Burr and Cassidy were among seven Senate Republicans and 10 House Republicans who voted to put country above party and uphold their oaths to the Constitution.
They may be taking heat from the GOP extremists back home, but America should honor them as statesmen.
Many, perhaps most, political disputes are about issues on which reasonable people can disagree. Trump’s culpability for the attack isn’t among them.
His actions before, during and after the insurrection were utterly indefensible and inherently impeachable.
He spent two months spreading the Big Lie that he was robbed of victory in the Nov. 3 election.
He whipped up his supporters at a rally just before the incursion, imploring them to “fight like hell” to stop certification of the election.
He told the rioters during the chaos, “We love you” and “You’re very special.” And he publicly condemned his own vice president, Mike Pence, even as the insurrectionists scoured the Capitol looking for Pence as a noose and gallows awaited outside.

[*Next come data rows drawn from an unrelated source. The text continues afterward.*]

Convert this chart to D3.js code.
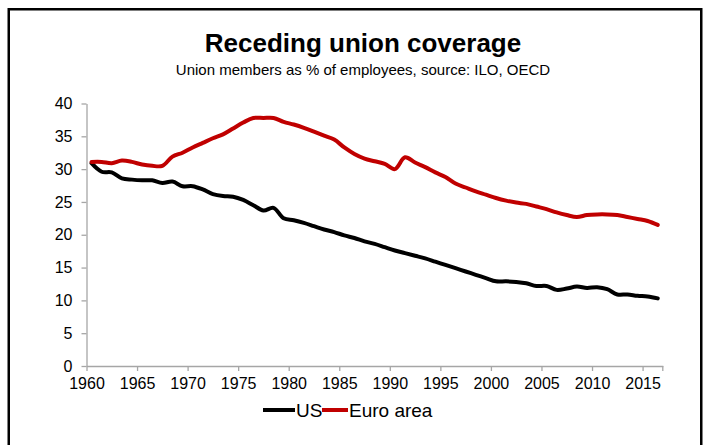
<!DOCTYPE html>
<html>
<head>
<meta charset="utf-8">
<script src="https://cdn.jsdelivr.net/npm/d3@7/dist/d3.min.js"></script>
<style>
html,body{margin:0;padding:0;background:#fff;}
svg{display:block;font-family:"Liberation Sans",Arial,sans-serif;}
</style>
</head>
<body>
<svg id="chart" width="703" height="445"></svg>
<script>
const years = d3.range(1960, 2017);
const usValues = [
  30.9, 29.6, 29.5, 28.6, 28.4, 28.3, 28.3, 27.9, 28.1, 27.4,
  27.4, 26.9, 26.2, 25.9, 25.8, 25.3, 24.5, 23.7, 24.1, 22.5,
  22.2, 21.8, 21.3, 20.8, 20.4, 19.9, 19.5, 19.0, 18.6, 18.1,
  17.6, 17.2, 16.8, 16.4, 15.9, 15.4, 14.9, 14.4, 13.9, 13.4,
  12.9, 12.9, 12.8, 12.6, 12.2, 12.2, 11.6, 11.8, 12.1, 11.9,
  12.0, 11.7, 10.9, 10.9, 10.7, 10.6, 10.3
];
const euroValues = [
  31.1, 31.1, 30.9, 31.3, 31.1, 30.7, 30.5, 30.5, 31.9, 32.5,
  33.3, 34.0, 34.7, 35.3, 36.2, 37.1, 37.8, 37.8, 37.8, 37.2,
  36.8, 36.3, 35.7, 35.1, 34.5, 33.3, 32.3, 31.6, 31.2, 30.8,
  30.0, 31.8, 31.0, 30.3, 29.5, 28.8, 27.8, 27.2, 26.6, 26.1,
  25.6, 25.2, 24.9, 24.7, 24.3, 23.9, 23.4, 23.0, 22.7, 23.0,
  23.1, 23.1, 23.0, 22.7, 22.4, 22.1, 21.5
];
const yTicks = [0, 5, 10, 15, 20, 25, 30, 35, 40];
const xTicks = [1960, 1965, 1970, 1975, 1980, 1985, 1990, 1995, 2000, 2005, 2010, 2015];
const seriesNames = ["US", "Euro area"];
const seriesColors = ["#000000", "#C00000"];
const titleText = "Receding union coverage";
const subtitleText = "Union members as % of employees, source: ILO, OECD";

const svg = d3.select("#chart");

// frame
svg.append("rect")
  .attr("x", 8.75).attr("y", 9.25)
  .attr("width", 692.5).attr("height", 460)
  .attr("fill", "none").attr("stroke", "#000").attr("stroke-width", 2.5);

const x = d3.scaleLinear().domain([1960, 2017]).range([86.5, 662.8]);
const y = d3.scaleLinear().domain([0, 40]).range([366, 103.5]);

const axisColor = "#a6a6a6";

const yAxis = svg.append("g")
  .attr("transform", "translate(86.5,0)")
  .call(d3.axisLeft(y).tickValues(yTicks).tickSize(5).tickPadding(9).tickSizeOuter(0));
const xAxis = svg.append("g")
  .attr("transform", "translate(0,366)")
  .call(d3.axisBottom(x).tickValues(xTicks).tickFormat(d3.format("d")).tickSize(5).tickPadding(7).tickSizeOuter(0));

[xAxis, yAxis].forEach(g => {
  g.select(".domain").attr("stroke", axisColor).attr("stroke-width", 1.3);
  g.selectAll(".tick line").attr("stroke", axisColor).attr("stroke-width", 1.3);
  g.selectAll(".tick text").attr("fill", "#000").style("font-size", "16px")
    .style("font-family", "'Liberation Sans', Arial, sans-serif");
});
// extra end tick at right of x axis
svg.append("line").attr("x1", x(2017)).attr("x2", x(2017)).attr("y1", 366).attr("y2", 371)
  .attr("stroke", axisColor).attr("stroke-width", 1.3);

const line = d3.line()
  .x((d, i) => x(years[i] + 0.5))
  .y(d => y(d))
  .curve(d3.curveCatmullRom.alpha(0.5));

[usValues, euroValues].forEach((vals, k) => {
  svg.append("path")
    .datum(vals)
    .attr("d", line)
    .attr("fill", "none")
    .attr("stroke", seriesColors[k])
    .attr("stroke-width", 4)
    .attr("stroke-linejoin", "round")
    .attr("stroke-linecap", "round");
});

// title
svg.append("text").attr("x", 363).attr("y", 52).attr("text-anchor", "middle")
  .style("font-size", "26px").style("font-weight", "bold").text(titleText);
svg.append("text").attr("x", 363).attr("y", 75).attr("text-anchor", "middle")
  .style("font-size", "15px").text(subtitleText);

// legend
const legendY = 410;
const legendItems = [
  {x0: 263, x1: 295, tx: 296},
  {x0: 322, x1: 348, tx: 349}
];
legendItems.forEach((it, k) => {
  svg.append("line").attr("x1", it.x0).attr("x2", it.x1).attr("y1", legendY).attr("y2", legendY)
    .attr("stroke", seriesColors[k]).attr("stroke-width", 4);
  svg.append("text").attr("x", it.tx).attr("y", legendY + 7)
    .style("font-size", "19px").text(seriesNames[k]);
});
</script>
</body>
</html>
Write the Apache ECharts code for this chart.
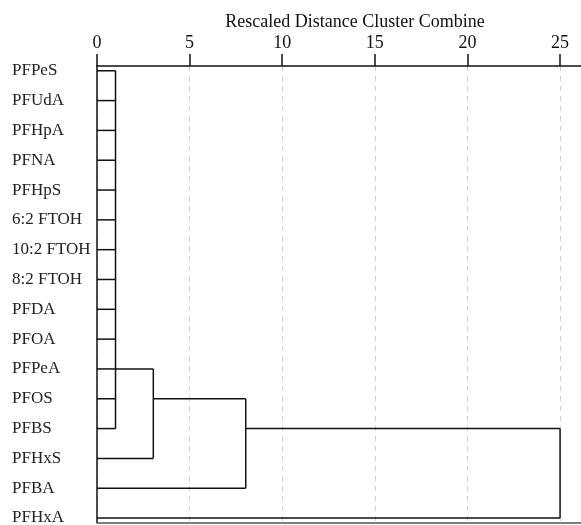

Trump’s actions directly spurred the attack, which cost five lives, including Capitol Police Officer Brian Sicknick. Yet Republican Sens. Roy Blunt and Josh Hawley and all six Republican House members from Missouri, along with the vast majority of GOP lawmakers in both chambers, voted Saturday that Trump should face no impeachment consequences whatsoever.
History will not be kind.
But it will smile on Burr and Cassidy, along with GOP Sens. Susan Collins of Maine, Lisa Murkowski of Alaska, Mitt Romney of Utah, Ben Sasse of Nebraska and Pat Toomey of Pennsylvania.
These senators each voted to convict Trump — making it the most bipartisan Senate conviction vote of any impeachment proceeding in U.S. history — after 10 GOP House members joined Democrats in sending the case to the Senate: Reps. Adam Kinzinger of Illinois, Liz Cheney of Wyoming, Tom Rice of South Carolina, Dan Newhouse of Washington, Anthony Gonzalez of Ohio, Fred Upton of Michigan, Jaime Herrera Beutler of Washington state, Peter Meijer of Michigan, John Katko of New York and David Valadao of California.
America needs two vibrant parties for its politics to function.
Right now, one of those parties has been commandeered by such off-the-rails extremists that it can’t even hold a president accountable for literally endangering the lives of members of Congress in his effort to overturn a free and fair election.
These 17 Republican profiles in courage are, right now, being treated like pariahs in their own party.
They should instead be templates for the party’s future.